Por Lucía Ixchiú / Video: Cobertura Colaborativa Yaku Mama

A noite terminou com uma festa de resistência e dança que nos permitiu brindar pelos nossos mortos, por todos aqueles líderes, defensoras, acadêmicos, artistas, comunicadores indígenas assassinados por defender a terra, o rio e a água. Fazemos da festa um direito e, a partir da dignidade, os nomeamos.

Partimos de Iquitos após o cinema flutuante na Ilha Bonita, na praia de Muyuna. Saímos da cidade com mais mototáxis da Amazônia, a maior cidade do mundo que só tem acesso pelo rio Amazonas e por via aérea, onde querem impor uma mega estrada que representa uma ameaça para toda a biodiversidade da região. E no meio desse caos habitam povos milenares, entre a contradição e a violência imposta.

Já rio adentro, no início da navegação, muitos sentimentos afloram. Lembro da minha família, lembro da minha casa, a mesma para a qual não posso voltar agora por causa da violência e da criminalização dos Estados. Pois, embora não pareça, há pessoas que não gostam do meu trabalho.

Esta viagem também tem sido um reencontro comigo mesma e com as diversas formas de me conectar com o território — neste caso, com o rio Amazonas, que estamos navegando já há vários dias.

Chegamos a Letícia, na tríplice fronteira colombiana, para traçar rumo a Tabatinga e começar a preparar a jornada que nos levaria, nos últimos três dias, a pisar terra firme antes de partir para Manaus.

Sob o calor do meio-dia, subimos com as malas, os equipamentos, e as mais de 60 almas que embarcamos nesta viagem. Havia pessoas nos esperando para nos levar ao lugar que seria nossa casa por esses dias. No dia seguinte, um festival de comidas indígenas nos recebeu com a diversidade dos povos que habitam a região.

A OPIAC, Organização Nacional dos Povos Indígenas da Amazônia Colombiana, nos deu uma aula magistral sobre o processo construído desde a base para compartilhar suas perspectivas e diálogos com diferentes instâncias, com o objetivo de defender o território e as autonomias.

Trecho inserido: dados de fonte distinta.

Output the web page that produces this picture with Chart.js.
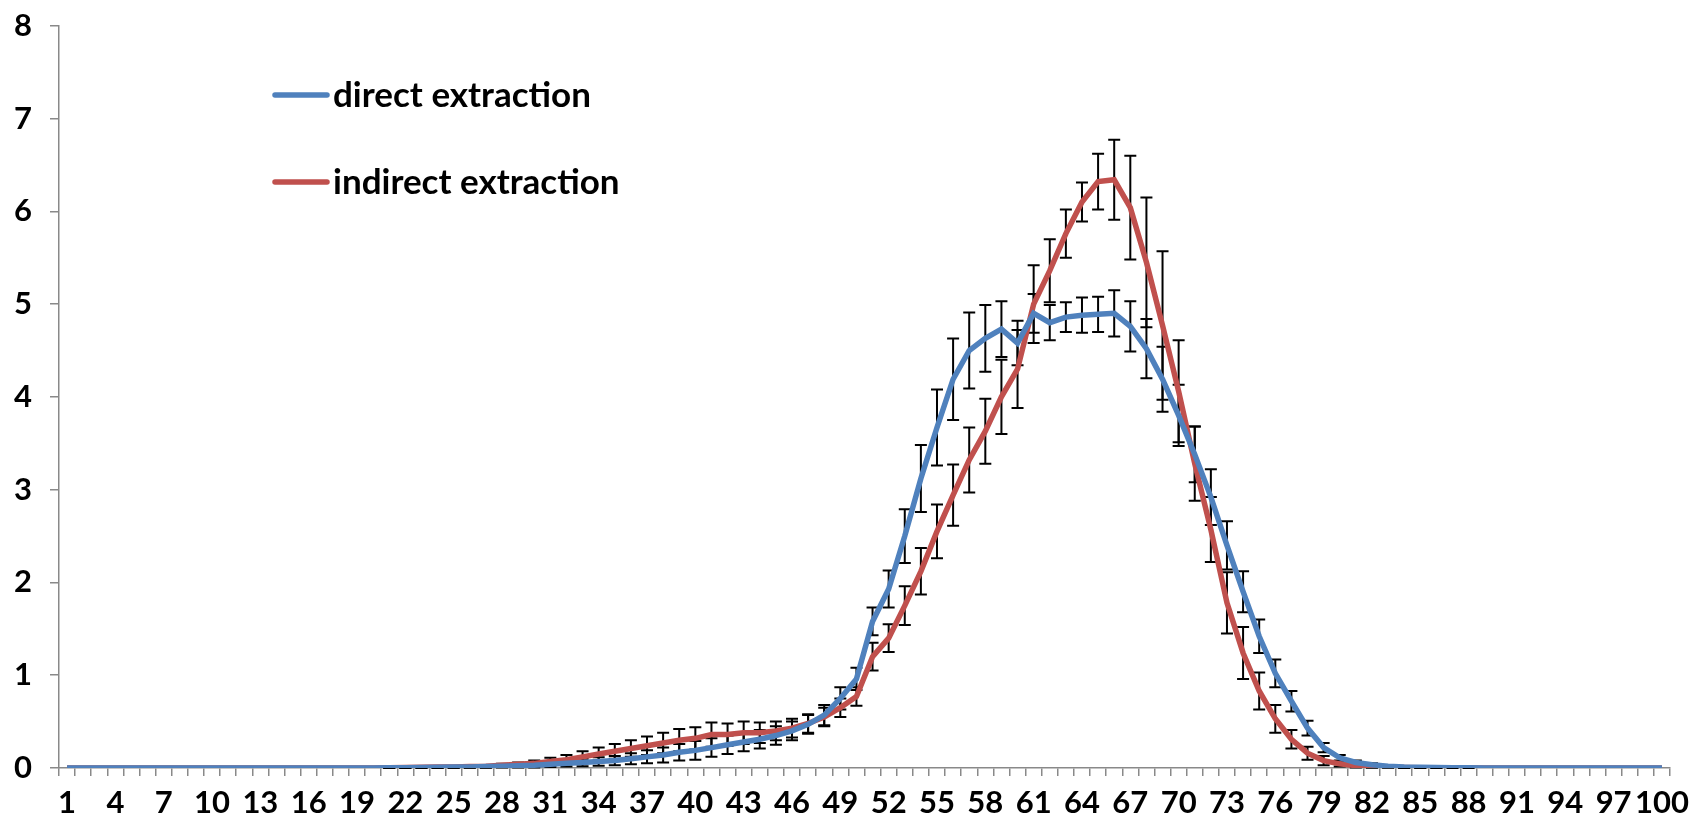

A tríplice fronteira é um lugar incrível e incompreensível, diverso e não linear, contraditório — um lugar onde, em meio ao despojo, nasce a vida. Uma rua separa e divide um território que foi cortado pelas fronteiras dos Estados-nação, em meio ao contrabando de flora, fauna, pessoas, etc.

Fomos a um parque na cidade de Letícia, onde os pássaros cantam ao cair do sol. Entre a diversidade de comidas, sabores e aromas, a selva nos abraçou com seu manto de sonhos e nos conectamos com o plano superior do ser humano.

Para o meu povo, os sonhos fazem parte da nossa existência. E nesta viagem, ao chegar à tríplice fronteira, comecei a receber mensagens através deles. Uma avó veio me visitar em sonhos, e ali encontrei minha casa. Dormir também se tornou um plano dentro deste trajeto.

No dia seguinte, navegamos até a fronteira com o Peru, onde fomos recebidos pela comunidade de San Juan del Barranco com cantos e danças do povo Ticuna. Também os izangos dançaram sobre nossos corpos.

Em meio à selva, cantamos e dançamos ao ritmo da cúmbia amazônica. Exaustos após uma partida de futebol na comunidade — onde o Yakumama deu tudo em campo, mas infelizmente perdemos —, voltamos rio adentro, navegando de volta para casa.

No dia seguinte, nos preparamos para zarpar rumo a Manaus.